Keep repeating this process for about ten minutes, as you don’t want to go for too long or your Savannah could lose interest or feel overwhelmed. After about an hour or two you can begin again with another 10-minute session. You want to try and have at least three 10-minute sessions a day until your cat is successfully walking on the leash. 

7. Bringing Your Savannah Outside

Now that your kitty is feeling confident walking around the house it’s time to try going outdoors. If you’re able, you want to start in the quiet privacy of your own yard, preferably fenced in to minimize distractions. However, if this is not possible try and find a less occupied grassy area away from other animals. You want to create a safe space for your Savannah that won’t cause stress.

At this point your Savannah shouldn’t have any issues walking around on their leash, but they still may just decide to flop over and lay down. Again, Savannahs are still cats, so their style of walking is going to be a bit different from a dog’s. They may just want to bask in the sun or slowly explore one bush or flower bed. Allow them to lead within reason and explore their surroundings. 

8. Creating A Routine

The first day outside may be fairly uneventful and your Savannah may even want to go back inside quickly. Eventually your kitty will become familiar with the new sights, sounds, and smells and enjoy going for walks. Practicing a daily routine will get your cat excited for their harness and leash as well as benefit their overall health. Going for walks is great exercise after all.

As you get used to going for walks with your Savannah it’s important to still keep an eye out for possible dangers. The leash gives you control over your Savannah, but it’s important to look out for loose dogs or even other cats that may pose a threat. Be sure to stay clear of drains, grates, busy roads, and other areas you don’t want your kitty getting hurt or stuck.

Tools To Help Train A Savannah Cat

The importance of positive reinforcement cannot be overstated when it comes to training any animal. The use of treats and other rewards will be a constant reminder to your Savannah that if they do what you want them to do, a positive outcome will follow.

The use of positive reinforcement such as treats or pets will eventually be replaced by the feeling your Savannah gets from just being outside. They will notice when you pick up the harness and become excited to go outside without needing a treat. However, it’s still a good idea to give them a treat or lots of pets when you return from a walk.

The Right Commands

You want your Savannah to feel special and appreciated, which will make them more willing to be trained. Using commands in a soothing voice is another helpful way to show your kitty they are appreciated. Try using commands like “Outside?”, “Come here”, “Good kitty”, and even “no”. Although not strictly positive, the “no” command in a soothing voice is still helpful in training your kitty.

If you have a Savannah kitten you can start leash training early into their development. Kittens are easier to leash train as they are just starting to learn routines, and everything is new to them. They can begin harness training as young as two months, and you’ll want to purchase a harness that can grow with them.
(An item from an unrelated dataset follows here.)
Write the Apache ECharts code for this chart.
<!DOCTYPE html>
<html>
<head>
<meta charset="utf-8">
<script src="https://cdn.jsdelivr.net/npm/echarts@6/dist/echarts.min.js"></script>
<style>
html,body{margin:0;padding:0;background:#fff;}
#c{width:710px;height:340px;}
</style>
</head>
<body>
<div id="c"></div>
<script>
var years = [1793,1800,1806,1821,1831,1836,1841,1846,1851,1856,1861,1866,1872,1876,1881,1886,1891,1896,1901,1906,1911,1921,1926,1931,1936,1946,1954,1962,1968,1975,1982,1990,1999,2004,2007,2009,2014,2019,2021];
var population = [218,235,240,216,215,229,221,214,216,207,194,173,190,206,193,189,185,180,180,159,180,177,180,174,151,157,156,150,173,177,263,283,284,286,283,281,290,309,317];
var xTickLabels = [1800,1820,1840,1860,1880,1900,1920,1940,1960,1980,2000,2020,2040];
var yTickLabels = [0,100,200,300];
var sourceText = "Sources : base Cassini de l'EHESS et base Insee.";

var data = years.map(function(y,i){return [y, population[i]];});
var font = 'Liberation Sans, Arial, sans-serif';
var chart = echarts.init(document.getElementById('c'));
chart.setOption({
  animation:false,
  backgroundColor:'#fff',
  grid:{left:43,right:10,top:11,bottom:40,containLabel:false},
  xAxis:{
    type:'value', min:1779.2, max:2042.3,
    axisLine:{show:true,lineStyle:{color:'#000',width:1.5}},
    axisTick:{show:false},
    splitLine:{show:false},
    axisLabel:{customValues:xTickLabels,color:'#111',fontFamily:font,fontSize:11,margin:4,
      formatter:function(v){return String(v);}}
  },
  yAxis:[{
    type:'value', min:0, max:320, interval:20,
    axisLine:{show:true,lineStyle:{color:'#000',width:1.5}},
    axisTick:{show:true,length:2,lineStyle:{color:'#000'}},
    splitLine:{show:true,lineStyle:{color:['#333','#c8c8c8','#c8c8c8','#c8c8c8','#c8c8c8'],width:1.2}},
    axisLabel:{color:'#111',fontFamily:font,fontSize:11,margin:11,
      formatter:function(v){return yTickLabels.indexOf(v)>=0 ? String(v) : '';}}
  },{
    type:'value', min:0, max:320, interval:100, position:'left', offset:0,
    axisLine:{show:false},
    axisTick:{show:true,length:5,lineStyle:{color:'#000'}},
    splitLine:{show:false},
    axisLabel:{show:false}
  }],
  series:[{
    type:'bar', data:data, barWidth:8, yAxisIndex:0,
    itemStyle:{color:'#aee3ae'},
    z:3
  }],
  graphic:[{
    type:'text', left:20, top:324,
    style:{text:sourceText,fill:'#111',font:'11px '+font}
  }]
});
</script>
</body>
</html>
Otherwise, you will be buying a lot of harnesses!

Adults Can Be Trained Too

Contrary to popular belief you can still train an adult cat to be leash trained. This will require more patience than training kitten. Your adult cat already has an idea of what is normal in their everyday life and their established routine. Introducing the harness and leash will be very unfamiliar, causing them to feel quite weird about it. This is why patience and taking things slow are key.
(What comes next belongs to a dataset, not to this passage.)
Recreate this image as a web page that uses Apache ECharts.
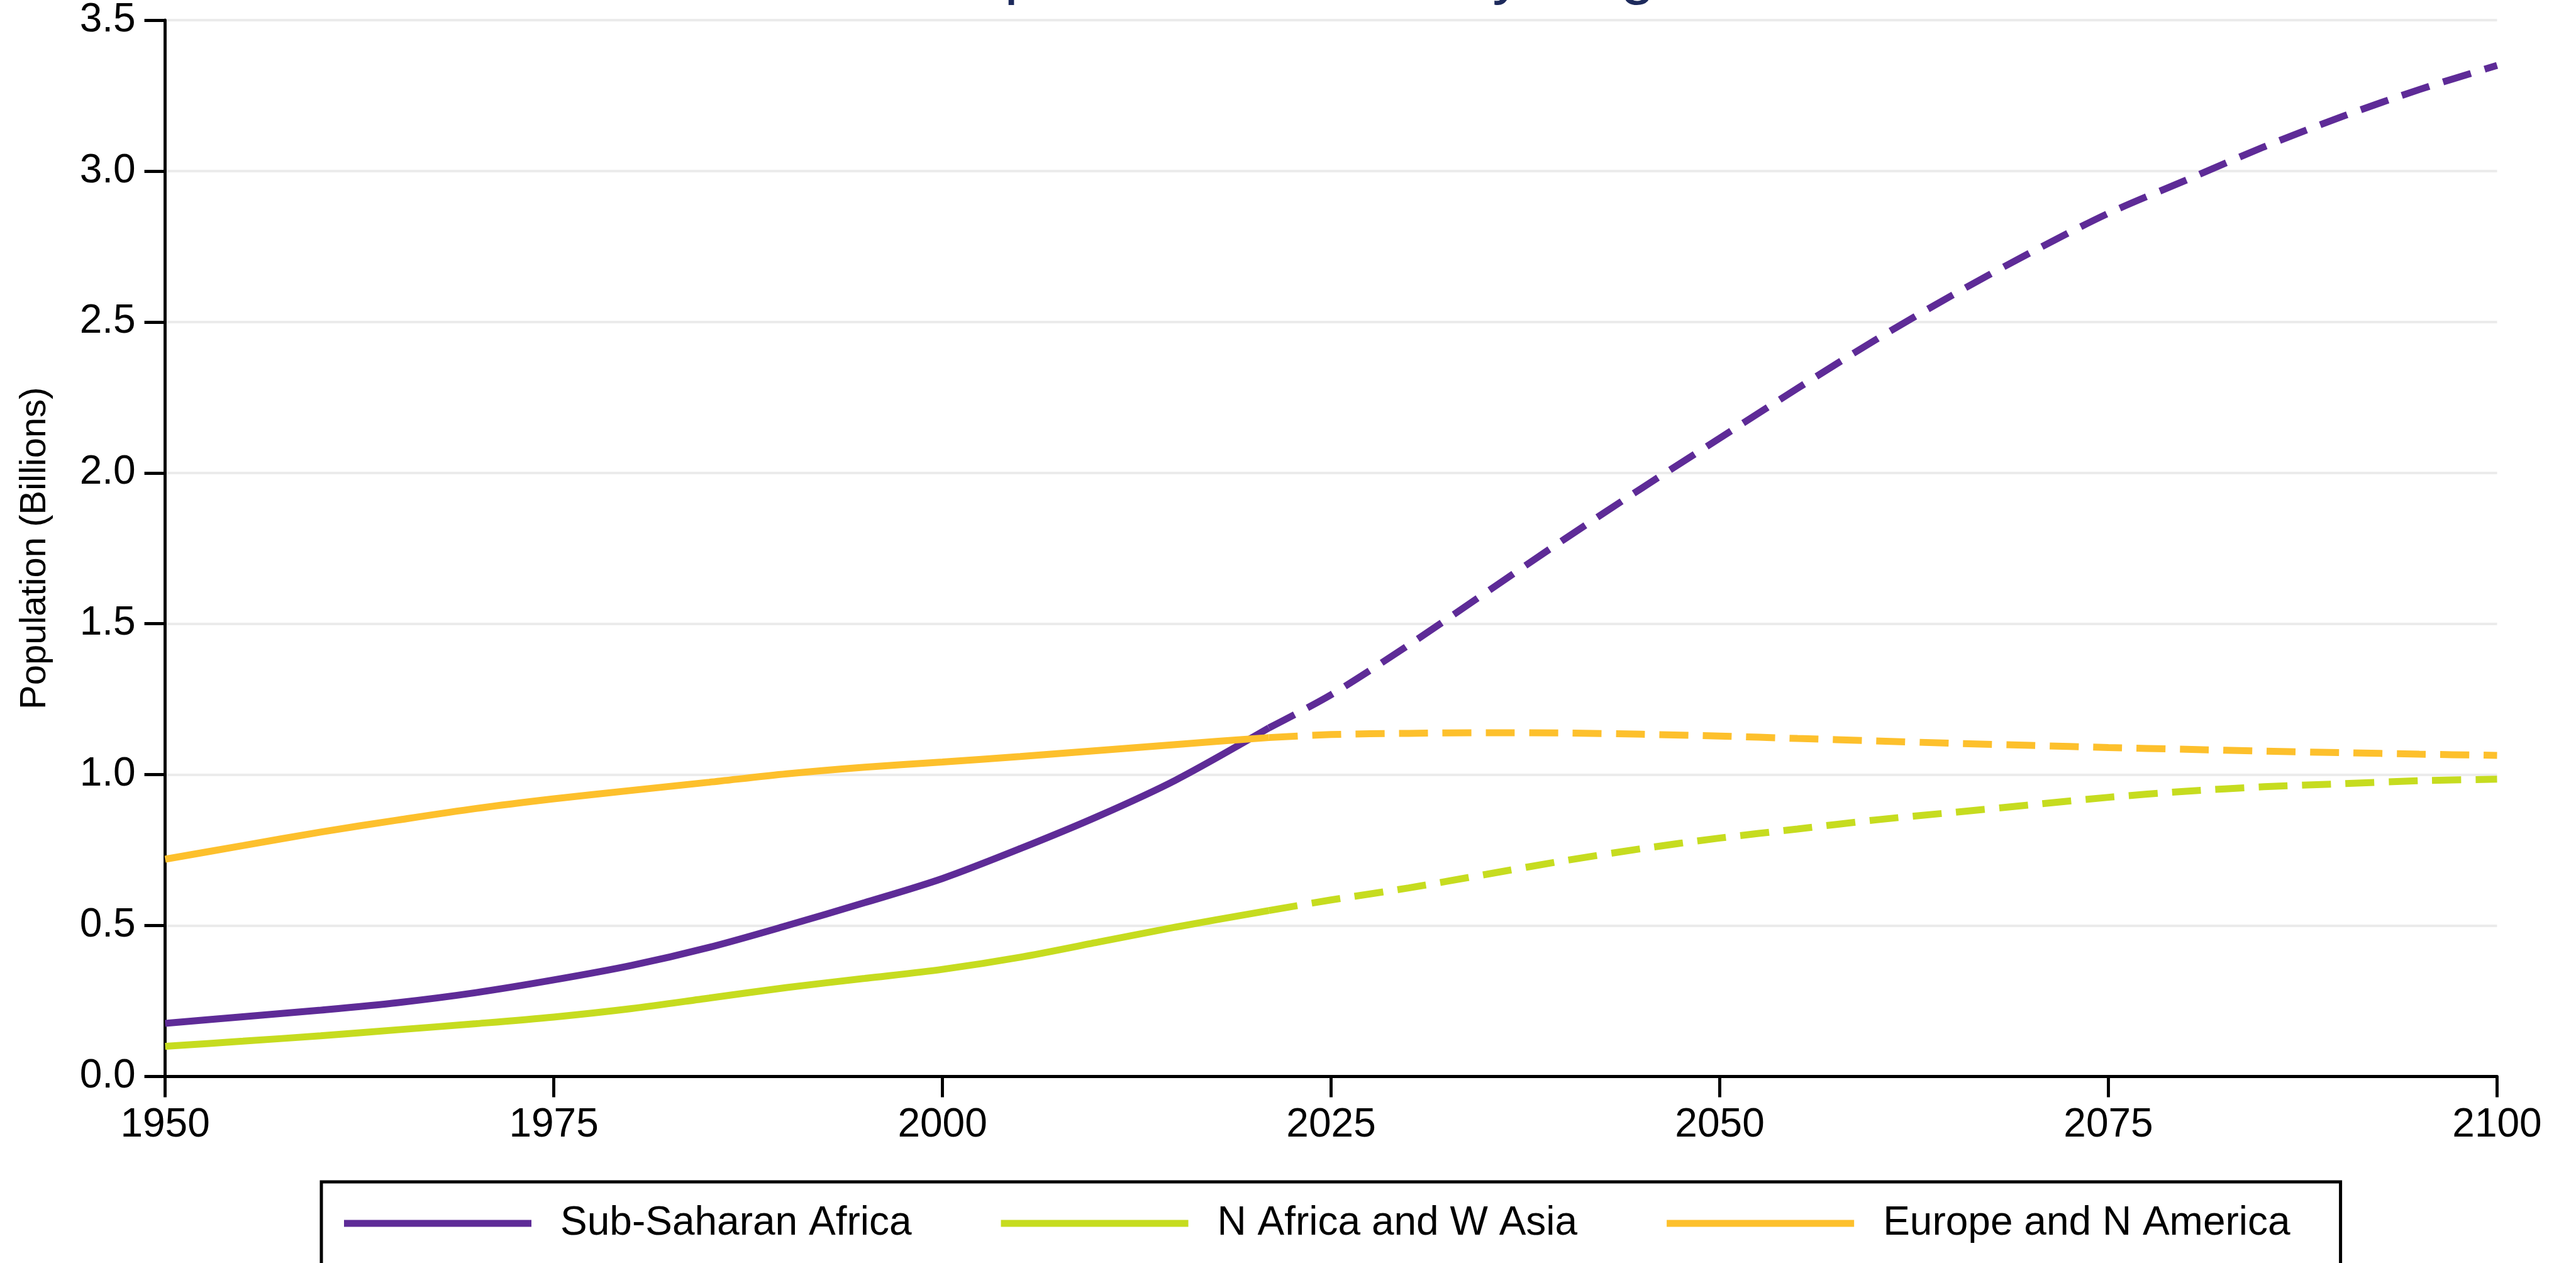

Finally, keep it positive and don’t be discouraged if your Savannah doesn’t like the leash right away. Whether it takes you a few weeks or a month, stick with the training. It’s definitely worth the wait once you’re able to spend quality time with your Savannah strolling through town!

Final Thoughts

These steps will help you successfully train your Savannah cat to walk on a leash and harness. Walking your Savannah will improve their overall health, offering mental stimulation and physical exercise. Additionally, it offers a great opportunity for you to bond with your Savannah!